Despite this, Kazuko is horrified to realize that nothing her brother does will lower him in her mother’s estimation. Even as he threatens to destroy what little the family has left, Kazuko’s mother still prioritizes Naoji over Kazuko. He will always be her favored child, Kazuko realizes, no matter how diligently Kazuko cares for her mother and no matter how terribly Naoji may act. Nevertheless, Kazuko struggles to see the pain behind her brother’s actions. He is struck by acute alienation, having spent his life trying to free himself from association with the aristocracy, only to find himself without any sympathetic peers. He is cut adrift, returning to the side of Mr. Uehara even though neither man respects the other.
As the novel progresses and Kazuko comes to understand the profound nature of her brother’s sadness, his debauchery takes on a tragic tone. In his final letter to Kazuko, Naoji admits that he finds nothing worth living for. His life is a series of mistakes, a constant reminder of how everything seems lacking to him. His talents and his opportunities have been squandered and he acknowledges that he has no one to blame but himself. His final—and perhaps only—charitable act is to ensure that Kazuko is not the person who finds his body, though even this implies that he will be found by the random woman who accompanied him home. This is indicative of Naoji’s tragic, traumatized selfishness: Even when he is trying to be kind, he cannot avoid destruction.
In The Setting Sun, Mr. Uehara functions as the foremost representative of the proletariat. Not only is he not a member of the aristocracy, but he also explicitly loathes anyone from a higher social class. Despite this, he plays the role of Naoji’s mentor. As a famous, well-regarded novelist, he is everything that Naoji wants to be. He indulges Naoji’s rebellious nature, leading to Naoji developing a dependency on opium and alcohol.
Uehara himself is a victim of this lifestyle, drinking heavily and demanding that those around him drink heavily as well. Uehara is an embodiment of proletarian resentment, waging a private war on everything aristocratic by leading men like Naoji astray. In post-war Japan, with the collapse of the aristocracy, Uehara seems to have everything he has ever wanted. The social order that he detests is on the brink of collapse and the aristocrats cannot measure up to his talent. The world has come to reflect his point of view, at the cost of so much destruction.

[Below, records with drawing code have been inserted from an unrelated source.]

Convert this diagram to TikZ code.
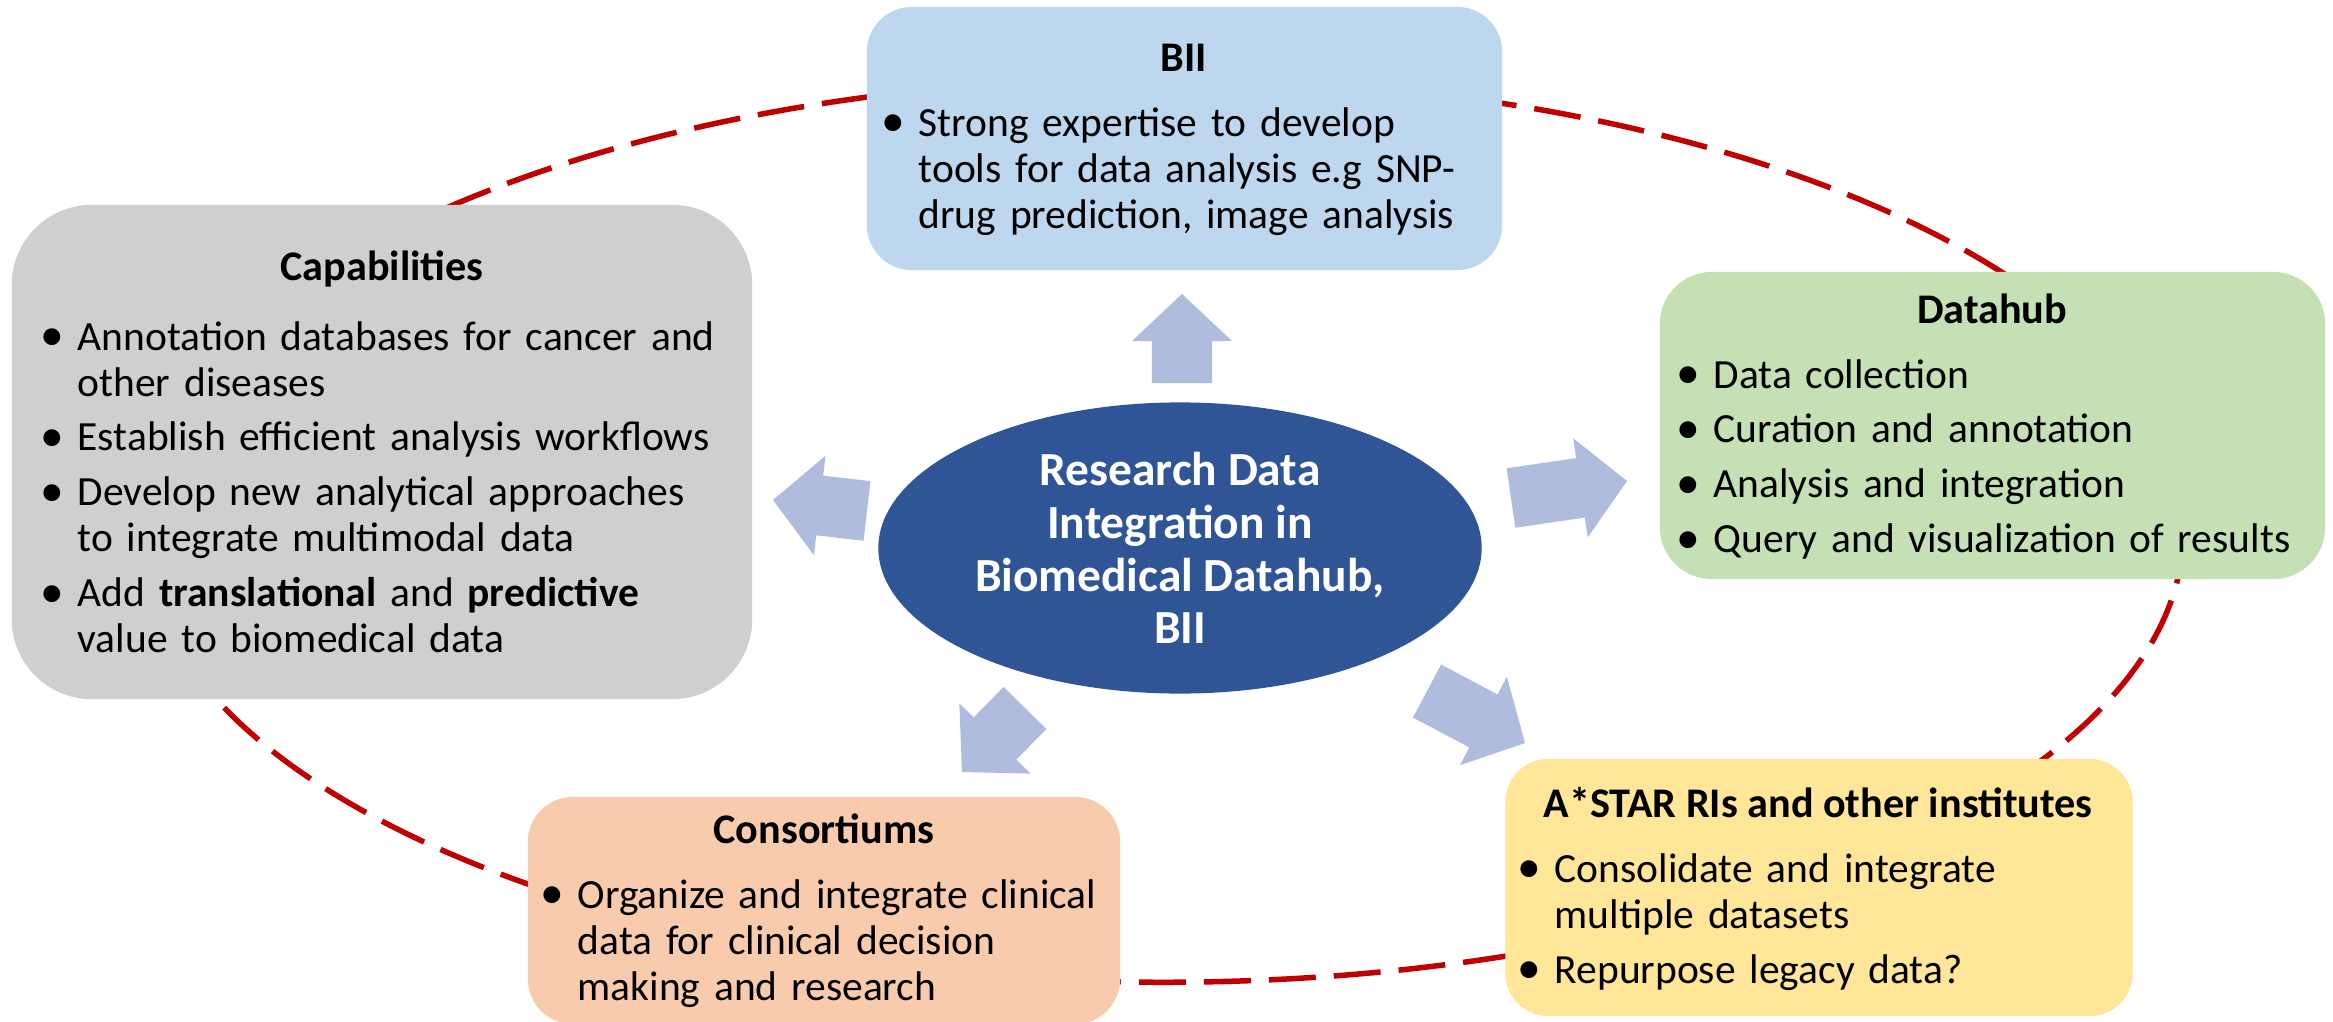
\documentclass[tikz,border=0pt]{standalone}
\usepackage{fontspec}
\setmainfont{Carlito}
\usetikzlibrary{calc,shapes.geometric}

\definecolor{biifill}{HTML}{BDD7EE}
\definecolor{capfill}{HTML}{D0CECE}
\definecolor{hubfill}{HTML}{C5E0B4}
\definecolor{consfill}{HTML}{F8CBAD}
\definecolor{starfill}{HTML}{FFE699}
\definecolor{corefill}{HTML}{2F5597}
\definecolor{arrowfill}{HTML}{B0BCDE}
\definecolor{ringred}{HTML}{C00000}

% one bullet point with a hanging indent
\newcommand\bul[1]{\par\hangindent=9.1pt\hangafter=1\noindent
  \makebox[9.1pt][l]{\hspace*{-1.6pt}\raisebox{-0.2pt}{\fontsize{13.5pt}{13.5pt}\selectfont\textbullet}}#1\par}
\newcommand\bgap{\vspace{2.5pt}}

% block arrow from tail coordinate #1 to tip coordinate #2
\newcommand\blockarrow[2]{%
  \path coordinate (ba-h) at ($(#2)!0.47cm!(#1)$);
  \fill[flowarrow]
    ($(#1)!0.3cm!90:(#2)$) -- ($(ba-h)!0.3cm!90:(#2)$) -- ($(ba-h)!0.5cm!90:(#2)$)
    -- (#2)
    -- ($(ba-h)!0.5cm!-90:(#2)$) -- ($(ba-h)!0.3cm!-90:(#2)$) -- ($(#1)!0.3cm!-90:(#2)$) -- cycle;
}

\tikzset{
  panel/.style={rectangle, inner sep=0pt, draw=none},
  paneltitle/.style={anchor=base, inner sep=0pt, font=\fontsize{12pt}{13.1pt}\selectfont\bfseries},
  bullets/.style={anchor=base west, inner sep=0pt, text width=8cm,
    font=\fontsize{11.8pt}{13.1pt}\selectfont},
  flowarrow/.style={fill=arrowfill},
  dashring/.style={draw=ringred, line width=0.055cm, dash pattern=on 0.47cm off 0.18cm},
  core/.style={ellipse, fill=corefill, inner sep=0pt, text=white, align=center,
    font=\fontsize{13.5pt}{15pt}\selectfont\bfseries}
}

\begin{document}
\begin{tikzpicture}[x=0.01cm, y=-0.01cm]
\useasboundingbox (0,0) rectangle (2333,1021);
\clip (0,0) rectangle (2333,1021);
\fill[white] (0,0) rectangle (2333,1021);

% dashed ring running behind all panels
\draw[dashring] (1163,530) ellipse [x radius=10.2cm, y radius=4.52cm];

% panels
\node[panel, fill=biifill, rounded corners=0.45cm, minimum width=6.35cm, minimum height=2.63cm] (bii) at (1184.5,138.5) {};
\node[panel, fill=capfill, rounded corners=0.8cm, minimum width=7.4cm, minimum height=4.94cm] (cap) at (382,452) {};
\node[panel, fill=hubfill, rounded corners=0.52cm, minimum width=6.65cm, minimum height=3.07cm] (dhub) at (1992.5,425.5) {};
\node[panel, fill=consfill, rounded corners=0.45cm, minimum width=5.92cm, minimum height=2.27cm] (cons) at (824,910.5) {};
\node[panel, fill=starfill, rounded corners=0.43cm, minimum width=6.27cm, minimum height=2.57cm] (star) at (1819,887.5) {};

% central topic
\node[core, minimum width=6.03cm, minimum height=2.91cm] (core) at (1180,548)
  {Research Data\\Integration in\\Biomedical Datahub,\\BII};

% arrows from the centre out to the panels
\coordinate (upT) at (1182,383);   \coordinate (upH) at (1182,294);
\coordinate (lfT) at (867,511);    \coordinate (lfH) at (773,500);
\coordinate (rtT) at (1511,498);   \coordinate (rtH) at (1627,481);
\coordinate (dlT) at (1025,708);   \coordinate (dlH) at (962,772);
\coordinate (drT) at (1427,691);   \coordinate (drH) at (1525,743);
\blockarrow{upT}{upH}
\blockarrow{lfT}{lfH}
\blockarrow{rtT}{rtH}
\blockarrow{dlT}{dlH}
\blockarrow{drT}{drH}

% BII
\node[paneltitle] (biiT) at (1184,71) {BII};
\node[bullets] (biiL) at (886,90) {%
  \bul{Strong expertise to develop\newline tools for data analysis e.g SNP-\newline drug prediction, image analysis}};

% Capabilities
\node[paneltitle] (capT) at (382,280) {Capabilities};
\node[bullets] (capL) at (45,304) {%
  \bul{Annotation databases for cancer and\newline other diseases}\bgap
  \bul{Establish efficient analysis workflows}\bgap
  \bul{Develop new analytical approaches\newline to integrate multimodal data}\bgap
  \bul{Add \textbf{translational} and \textbf{predictive}\newline value to biomedical data}};

% Datahub
\node[paneltitle] (dhubT) at (1992,323) {Datahub};
\node[bullets] (dhubL) at (1681,342) {%
  \bul{Data collection}\bgap
  \bul{Curation and annotation}\bgap
  \bul{Analysis and integration}\bgap
  \bul{Query and visualization of results}};

% Consortiums
\node[paneltitle] (consT) at (824,843) {Consortiums};
\node[bullets] (consL) at (545,862) {%
  \bul{Organize and integrate clinical\newline data for clinical decision\newline making and research}};

% A*STAR
\node[paneltitle] (starT) at (1818,817) {A*STAR RIs and other institutes};
\node[bullets] (starL) at (1522,836) {%
  \bul{Consolidate and integrate\newline multiple datasets}\bgap
  \bul{Repurpose legacy data?}};
\end{tikzpicture}
\end{document}
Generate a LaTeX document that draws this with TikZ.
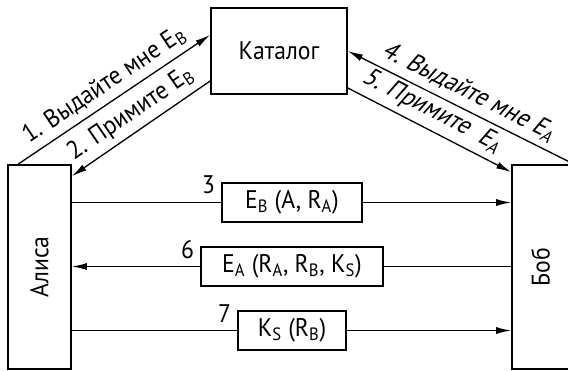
\documentclass[tikz,border=0pt]{standalone}
\usepackage{fontspec}
\setmainfont[FakeStretch=0.93]{PT Sans}
\usetikzlibrary{arrows.meta}
\tikzset{
box/.style={draw,line width=1pt,inner sep=0pt},
msg/.style={draw,line width=1pt,minimum height=0.78cm,inner sep=2pt},
flow/.style={line width=0.75pt}
}
\begin{document}
\begin{tikzpicture}[x=0.02cm,y=-0.02cm,>={Latex[length=0.3cm,width=0.14cm]},
every node/.append style={font=\fontsize{14.5}{17}\selectfont}]
\useasboundingbox (0,0) rectangle (568,370);
\node[box,minimum width=2.72cm,minimum height=1.72cm] (catalog) at (279,51) {Каталог};
\node[box,minimum width=1.26cm,minimum height=4.08cm] (alice) at (39.5,267) {};
\node[rotate=90] (alicetext) at (alice) {Алиса};
\node[box,minimum width=1.14cm,minimum height=4.08cm] (bob) at (540.5,267) {};
\node[rotate=90] (bobtext) at (bob) {Боб};
\foreach \y/\w/\num/\txt in {202.5/2.8/3/{E\textsubscript{B} (A, R\textsubscript{A})},266.5/3.64/6/{E\textsubscript{A} (R\textsubscript{A}, R\textsubscript{B}, K\textsubscript{S})},330.5/2.16/7/{K\textsubscript{S} (R\textsubscript{B})}}
{
\node[msg,minimum width=\w cm] (m\num) at (292,\y) {\txt};
\node[anchor=east] (n\num) at ([yshift=-0.06cm]m\num.north west) {\num};
}
\draw[flow,->] ([xshift=0.22cm]alice.north west) -- node[midway,above,sloped] {1. Выдайте мне E\textsubscript{B}} ([yshift=0.32cm]catalog.west);
\draw[flow,->] ([yshift=-0.6cm]catalog.west) -- node[midway,above,sloped] {2. Примите E\textsubscript{B}} ([yshift=-0.24cm]alice.north east);
\draw[flow,->] ([yshift=0.04cm]bob.north east) -- node[midway,above,sloped,xslant=0.25] {4. Выдайте мне E\textsubscript{A}} (catalog.east);
\draw[flow,->] ([yshift=-0.74cm]catalog.east) -- node[pos=0.45,above,sloped,xslant=0.25] {5. Примите\ \ E\textsubscript{A}} ([yshift=-0.16cm]bob.north west);
\draw[flow] (m3 -| alice.east) -- (m3);
\draw[flow,->] (m3) -- (m3 -| bob.west);
\draw[flow] (m6 -| bob.west) -- (m6);
\draw[flow,->] (m6) -- (m6 -| alice.east);
\draw[flow] (m7 -| alice.east) -- (m7);
\draw[flow,->] (m7) -- (m7 -| bob.west);
\end{tikzpicture}
\end{document}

Despite his apparent victory, Uehara is not happy. When Kazuko finally meets him, his life is a swirl of drinking games and deception. He spends a fortune—so much that Kazuko could live on it for months—on alcohol while deriving no pleasure from his debauchery. Likewise, he has a pleasant wife and child at home, but he engages in illicit affairs that offer a similar lack of satisfaction. He has sex with Kazuko, impregnating her, but seems to enjoy nothing about it.
Likewise, his art has hit an impediment. In this new world, Uehara has nothing to write about. His latest attempts at writing have been boring, he complains to Kazuko. In getting everything he wanted, Uehara has lost his sense of purpose. His life is a hollow procession of drinking and artistic failure, serving as evidence that—even as the aristocracy collapses—all parts of Japanese society are suffering. Uehara is not quite an antagonist in the context of the novel. Instead, he illustrates the misery which now permeates the directionless, traumatized society.